Authored by javed.absar on May 12 2017, 2:31 AM.

Details

Summary

This patch adds missing scheds for Neon VLDx/VSTx instructions.
This will help one write schedulers easier/faster in the future for ARM sub-targets.
Existing models will not affected by this patch.

Diff Detail

Repository
rL LLVM

Event Timeline

javed.absar created this revision.May 12 2017, 2:31 AM
rengolin edited edge metadata.May 17 2017, 8:37 AM

Hi Javed,

This is an interesting addition, but without an idea how you're doing to use it, it looks like a lot of changes for not many improvements. Do you have a patch which can show this working on a target-specific basis?

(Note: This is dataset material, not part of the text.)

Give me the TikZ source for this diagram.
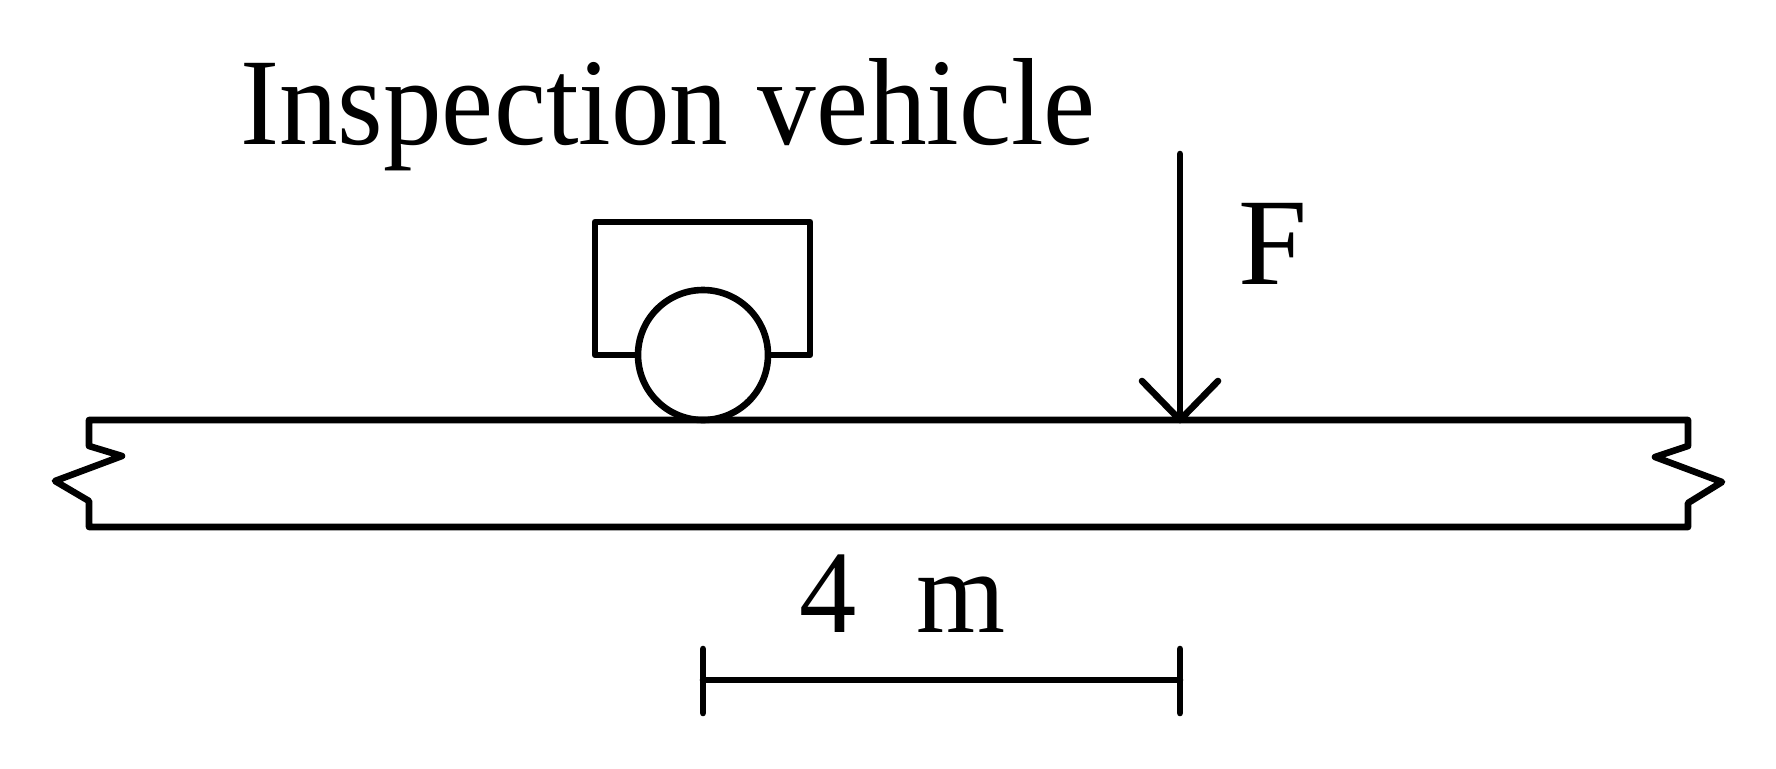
\documentclass[tikz,border=0pt]{standalone}
\usepackage{fontspec}
\setmainfont{Liberation Serif}
\newfontfamily\tightfont[FakeStretch=0.945]{Liberation Serif}
\newfontfamily\dimfont[FakeStretch=0.97]{Liberation Serif}
\begin{document}
\begin{tikzpicture}[x=1pt,y=-1pt,
  lin/.style={line width=6.6pt,line join=round,line cap=round,draw=black},
  lab/.style={inner sep=0pt,text=black}]
\useasboundingbox (0,0) rectangle (1776,768);
\fill[white] (0,0) rectangle (1776,768);
\coordinate (beamTL) at (89,420);
\coordinate (beamTR) at (1688,420);
\coordinate (beamBL) at (89,527);
\coordinate (beamBR) at (1688,527);
\draw[lin] (beamBL) -- (89,501) -- (55,481) -- (122,456) -- (89,446) -- (beamTL) -- (beamTR) -- (1688,446) -- (1655,457) -- (1722,482) -- (1688,503) -- (beamBR) -- cycle;
\node[draw,circle,lin,minimum size=130pt,inner sep=0pt] (wheel) at (703,355) {};
\coordinate (bodyL) at (595,355);
\coordinate (bodyR) at (810,355);
\draw[lin] (wheel.west) -- (bodyL) -- (595,222) -- (810,222) -- (bodyR) -- (wheel.east);
\coordinate (fTop) at (1180,154);
\coordinate (fTip) at (1180,420);
\draw[lin] (fTop) -- (fTip);
\draw[lin] (1142,381) -- (fTip) -- (1218,381);
\coordinate (dimL) at (703,680);
\coordinate (dimR) at (1180,680);
\draw[lin] (dimL) -- (dimR);
\draw[lin] (703,649) -- (703,713);
\draw[lin] (1180,649) -- (1180,713);
\node[lab,font=\tightfont\fontsize{124}{124}\selectfont,anchor=base west] (title) at (240,144) {Inspection vehicle};
\node[lab,font=\fontsize{124}{124}\selectfont,anchor=base west] (force) at (1238,284) {F};
\node[lab,font=\dimfont\fontsize{118}{118}\selectfont,anchor=base west] (dist) at (799,632) {4\hspace{60pt}m};
\end{tikzpicture}
\end{document}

Also, maybe the title should mention VLDx/VSTx, not "generic".

cheers,
--renato

javed.absar retitled this revision from [ARM] Generic Improvements to ARM Schedulers. NFCI. to [ARM] Add VLDx/VSTx sched defs for machine-schedulers. NFCI..May 19 2017, 2:49 AM

Hi Renato:
Thanks for reviewing. I will soon come back with the use-case, as you suggested.
Best Regards
Javed

javed.absar updated this revision to Diff 99805.EditedMay 22 2017, 2:41 PM

Hi Renato.

Here is one use for the sched-defs. I have simplified ARMScheduleR52.td where I found the cpu-specific vldx sched-defs to be equivalent to the generic ones.

The sched definitions provided here for vldx/vstx will help write schedulers quickly and efficiently in general. They wont cover all quirks for specific pipeleines of course.

Hi Javed,

Nice reduction! Do you have a rough idea of how much more we can save in complexity by this patch? For now, I think that one example is reason enough to do it anyway.

Just a small inline comment.

--renato

lib/Target/ARM/ARMScheduleR52.td
838 ↗(On Diff #99805)

Why not the same for VSTx?

Hi Renato:
It depends a bit on how much 'special features' the sub-target pipeline has. In some cases, just defining WriteRes to associate resource and latency etc with each SchedWrite type could suffice (e.g. for the Cortex-R52 the default WriteVLDx is sufficient).

For VSTx, unfortunately you will notice that things are bit different - e.g. R52Read_F2 which has a ReadAdvance of +2 and the default Sched in ARMInstrNEON.td does not capture it.
One could annotate further SchedRead types in ARMInstrNEON.td to capture this, but I think that would make it unnecessarily too detailed there.
Best Regards
--Javed

rengolin accepted this revision.May 23 2017, 9:08 AM

Ok, I think it's good as it is. Looking forward to more patches in this area. :)

--renato

This revision is now accepted and ready to land.May 23 2017, 9:08 AM
This revision was automatically updated to reflect the committed changes.